Sir David was higher profile from the moment Ned Sherrin took him on as the feisty frontman for That Was the Week That Was. So much followed. He became a broadcasting superstar but I still have shivers when I recall his demolition of the corrupt insurance executive Emil Savundra.
And David J. All huskiness and aplomb. It’s hard to imagine him fronting the ‘cutting edge’ pop music show Juke Box Jury in this day and age. What links the three men is their part in my youth but, more, their voices, their words, their charm. The spoken word can be so memorable and we are lucky to come across a few in our lives whose eloquence can raise our spirits and understanding. These three were broadcasters but perhaps even they might defer to Seamus Heaney whose death has added a fourth voice stilled of late.
Heaney’s Nobel Prize of 1995 rewarded a prodigious worker-in-progress.
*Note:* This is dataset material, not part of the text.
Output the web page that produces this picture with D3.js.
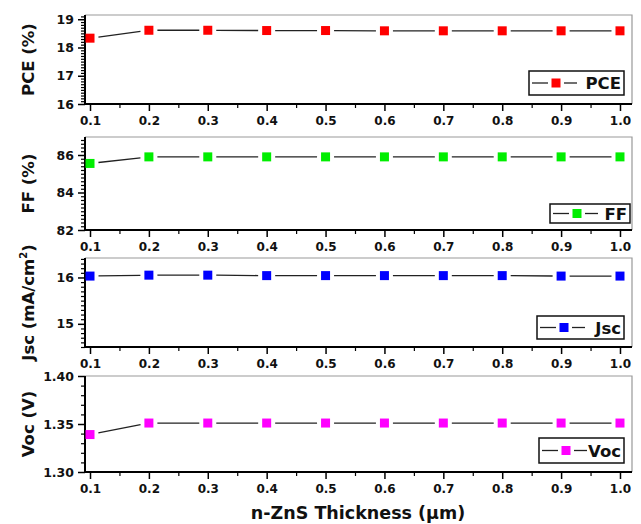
<!DOCTYPE html>
<html>
<head>
<meta charset="utf-8">
<script src="https://cdn.jsdelivr.net/npm/d3@7"></script>
<style>
  html, body { margin: 0; padding: 0; background: #fff; }
  svg { display: block; }
  text { font-family: "DejaVu Sans", Verdana, sans-serif; font-weight: bold; }
</style>
</head>
<body>
<svg id="chart" width="641" height="524"></svg>
<script>
// n-ZnS layer thickness (µm)
const thickness = [0.1, 0.2, 0.3, 0.4, 0.5, 0.6, 0.7, 0.8, 0.9, 1.0];
const xTicks = [0.1, 0.2, 0.3, 0.4, 0.5, 0.6, 0.7, 0.8, 0.9, 1.0];

// Solar cell parameters versus thickness
const pce = [18.33, 18.61, 18.61, 18.60, 18.60, 18.59, 18.59, 18.59, 18.59, 18.59];
const ff  = [85.55, 85.90, 85.90, 85.90, 85.90, 85.90, 85.90, 85.90, 85.90, 85.90];
const jsc = [16.03, 16.05, 16.05, 16.04, 16.04, 16.04, 16.04, 16.04, 16.03, 16.03];
const voc = [1.339, 1.351, 1.351, 1.351, 1.351, 1.351, 1.351, 1.351, 1.351, 1.351];

const pceTicks = [16, 17, 18, 19];
const ffTicks  = [82, 84, 86];
const jscTicks = [15, 16];
const vocTicks = [1.30, 1.35, 1.40];

const panels = [
  { name: "PCE", title: "PCE (%)", values: pce, color: "#ff0000", domain: [16, 19.15], ticks: pceTicks, minor: 0.1, fmt: d3.format("d"),
    top: 15, bottom: 104, legend: { x: 529, y: 71, w: 95, h: 24 } },
  { name: "FF", title: "FF (%)", values: ff, color: "#00ee00", domain: [82, 86.96], ticks: ffTicks, minor: 0.2, fmt: d3.format("d"),
    top: 137, bottom: 230, legend: { x: 550, y: 204, w: 80, h: 19 } },
  { name: "Jsc", title: "Jsc (mA/cm", sup: "2", titleEnd: ")", values: jsc, color: "#0000ff", domain: [14.5, 16.42], ticks: jscTicks, minor: 0.1, fmt: d3.format("d"),
    top: 258, bottom: 347, legend: { x: 537, y: 316, w: 87, h: 23 } },
  { name: "Voc", title: "Voc (V)", values: voc, color: "#ff00ff", domain: [1.30, 1.40], ticks: vocTicks, minor: 0.01, fmt: d3.format(".2f"),
    top: 376, bottom: 472, legend: { x: 539, y: 438, w: 85, h: 25 } }
];

const svg = d3.select("#chart");
const left = 85, right = 632;
const x = d3.scaleLinear().domain([0.0915, 1.0204]).range([left, right]);

const xMinor = d3.range(0.15, 1.0, 0.1);

panels.forEach(p => {
  const y = d3.scaleLinear().domain(p.domain).range([p.bottom, p.top]);
  const g = svg.append("g");

  // frame: light top/right edges
  g.append("path")
    .attr("d", `M${left},${p.top}H${right}V${p.bottom}`)
    .attr("fill", "none").attr("stroke", "#999").attr("stroke-width", 1.2);

  // y axis
  const yMinorVals = d3.range(p.domain[0], p.domain[1] + 1e-9, p.minor)
    .filter(v => !p.ticks.some(t => Math.abs(t - v) < 1e-6));
  const ya = g.append("g").attr("transform", `translate(${left},0)`);
  ya.call(d3.axisLeft(y).tickValues(yMinorVals).tickSize(4).tickFormat(""))
    .call(a => a.select(".domain").remove())
    .call(a => a.selectAll("line").attr("stroke", "#000").attr("stroke-width", 1.2));
  const yb = g.append("g").attr("transform", `translate(${left},0)`);
  yb.call(d3.axisLeft(y).tickValues(p.ticks).tickSize(7).tickPadding(4).tickFormat(p.fmt).tickSizeOuter(0))
    .call(a => a.select(".domain").attr("stroke-width", 2).attr("d", `M0,${p.top}V${p.bottom}`))
    .call(a => a.selectAll("line").attr("stroke", "#000").attr("stroke-width", 1.5))
    .call(a => a.selectAll("text").attr("font-size", 12.5).attr("font-weight", "bold").attr("fill", "#111")
      .attr("font-family", "'DejaVu Sans', Verdana, sans-serif"));

  // x axis
  const xa = g.append("g").attr("transform", `translate(0,${p.bottom})`);
  xa.call(d3.axisBottom(x).tickValues(xMinor).tickSize(4).tickFormat(""))
    .call(a => a.select(".domain").remove())
    .call(a => a.selectAll("line").attr("stroke", "#000").attr("stroke-width", 1.2));
  const xb = g.append("g").attr("transform", `translate(0,${p.bottom})`);
  xb.call(d3.axisBottom(x).tickValues(xTicks).tickSize(7).tickPadding(5).tickFormat(d3.format(".1f")).tickSizeOuter(0))
    .call(a => a.select(".domain").attr("stroke-width", 2).attr("d", `M${left},0H${right}`))
    .call(a => a.selectAll("line").attr("stroke", "#000").attr("stroke-width", 1.5))
    .call(a => a.selectAll("text").attr("font-size", 12).attr("font-weight", "bold").attr("fill", "#111")
      .attr("font-family", "'DejaVu Sans', Verdana, sans-serif"));

  // connecting line, broken around each symbol
  const pts = thickness.map((t, i) => [x(t), y(p.values[i])]);
  const gap = 8.5;
  for (let i = 0; i < pts.length - 1; i++) {
    const [x0, y0] = pts[i], [x1, y1] = pts[i + 1];
    const len = Math.hypot(x1 - x0, y1 - y0);
    const ux = (x1 - x0) / len, uy = (y1 - y0) / len;
    g.append("line")
      .attr("x1", x0 + ux * gap).attr("y1", y0 + uy * gap)
      .attr("x2", x1 - ux * gap).attr("y2", y1 - uy * gap)
      .attr("stroke", "#222").attr("stroke-width", 1.3);
  }

  // square symbols
  const s = 9;
  g.selectAll("rect.pt").data(pts).join("rect").attr("class", "pt")
    .attr("x", d => d[0] - s / 2).attr("y", d => d[1] - s / 2)
    .attr("width", s).attr("height", s).attr("fill", p.color);

  // y title
  const cy = (p.top + p.bottom) / 2;
  const tt = g.append("text")
    .attr("transform", `translate(34,${cy}) rotate(-90)`)
    .attr("text-anchor", "middle").attr("font-size", 16.5).attr("fill", "#111")
    .text(p.title);
  if (p.sup) {
    tt.append("tspan").attr("font-size", 10).attr("dy", -7).text(p.sup);
    tt.append("tspan").attr("dy", 7).text(p.titleEnd);
  }

  // legend
  const L = p.legend;
  const lg = g.append("g");
  lg.append("rect").attr("x", L.x).attr("y", L.y).attr("width", L.w).attr("height", L.h)
    .attr("fill", "#fff").attr("stroke", "#111").attr("stroke-width", 1.5);
  const ly = L.y + L.h / 2;
  const lx0 = L.x + 3, lmid = L.x + 27, lx1 = L.x + 48;
  lg.append("line").attr("x1", lx0).attr("x2", lmid - 8).attr("y1", ly).attr("y2", ly)
    .attr("stroke", "#222").attr("stroke-width", 1.3);
  lg.append("line").attr("x1", lmid + 8).attr("x2", lx1).attr("y1", ly).attr("y2", ly)
    .attr("stroke", "#222").attr("stroke-width", 1.3);
  lg.append("rect").attr("x", lmid - s / 2).attr("y", ly - s / 2).attr("width", s).attr("height", s)
    .attr("fill", p.color);
  lg.append("text").attr("x", L.x + L.w - 3).attr("y", ly + 6).attr("text-anchor", "end")
    .attr("font-size", 16.5).attr("fill", "#111").text(p.name);
});

// x title
svg.append("text").attr("x", 358).attr("y", 519).attr("text-anchor", "middle")
  .attr("font-size", 17.5).attr("fill", "#111").text("n-ZnS Thickness (μm)");
</script>
</body>
</html>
I missed him at school but his influence on my teaching life – and that of the current generation has been profound. Death of a Naturalist seemed a whole new way of conveying the experience of growing up. Affecting and effective Heaney wrote: Between my finger and my thumb/The squat pen rests/I’ll dig with it. This fusion of his rural, farming heritage and his writing life gave his poetry a similar dimension to that of Ted Hughes:authenticity.
So wordsmiths all. And as Barry Gibb once sang: Words are all I have/To take your heart away. The heart has taken a little bashing this week.